Two research projects already planned for the new facility will focus on identifying best management practices for high quality Canadian silage production, and exploring the efficacy and safety of hemp products. The Dairy Complex also includes equipment for precision dairy farming, allowing the development of strategies to better match the demands and supplies of nutrients for dairy cows in modern group-housed and automated barns. In addition to its key support of the Dairy Complex’s construction, DFM has committed to ongoing annual support of U of M dairy research programs
“Thanks to the leadership of Dairy Famers of Manitoba on this project, these state-of-the-art facilities will allow our faculty and students to undertake research that is up to industry standards, thus enabling the results to be readily translated into practice and be of significant value to producers in Manitoba and beyond,” said Jayas, Vice-President (Research and International) and Distinguished Professor at the U of M.

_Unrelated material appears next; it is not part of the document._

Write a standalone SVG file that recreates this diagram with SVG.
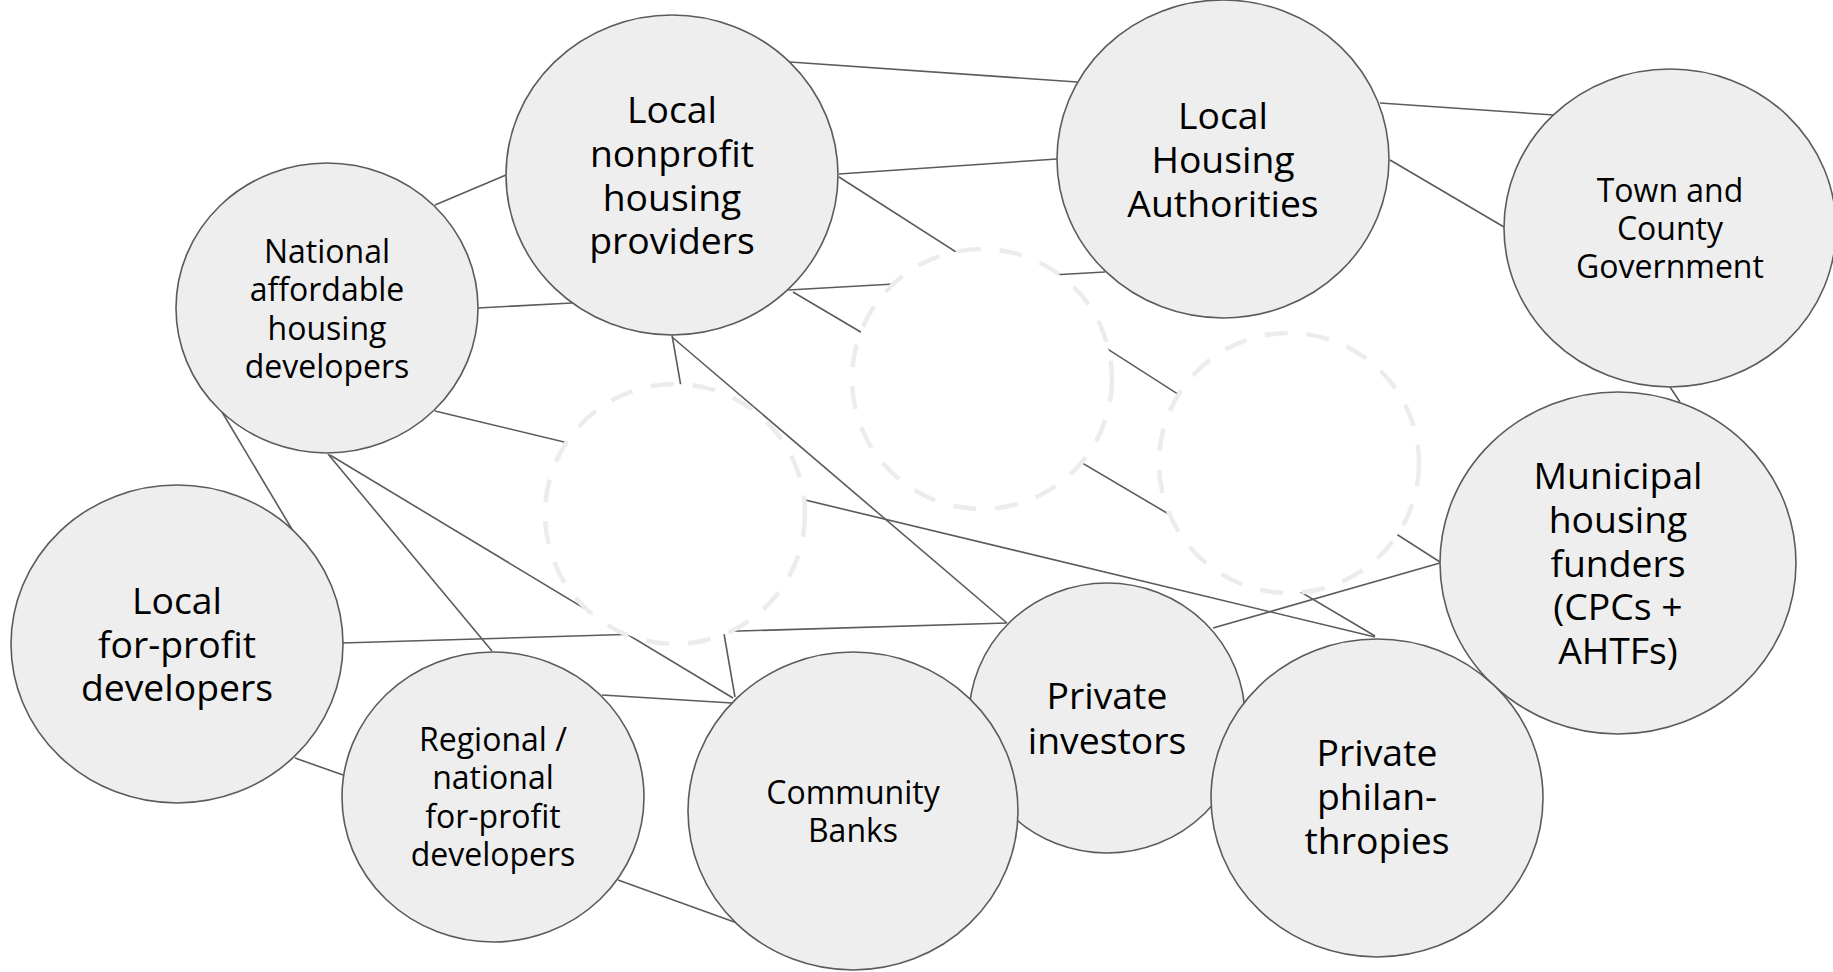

The Dairy Farmers of Manitoba Discovery and Learning Complex will be an essential venue for students interested in acquiring hands-on experience with large animals and Canadian dairy production. The Faculty of Agricultural and Food Sciences recently developed an expanded experiential learning component centred on the Glenlea Research Station’s animal production systems.
In addition, the Glenlea dairy barn has been a popular public education component for visitors to the Bruce D. Campbell Farm and Food Discovery Centre. The new Dairy Complex will enhance teaching and outreach through a viewing gallery and public exhibit space, and provide visitors with a rare opportunity to engage with modern dairy production.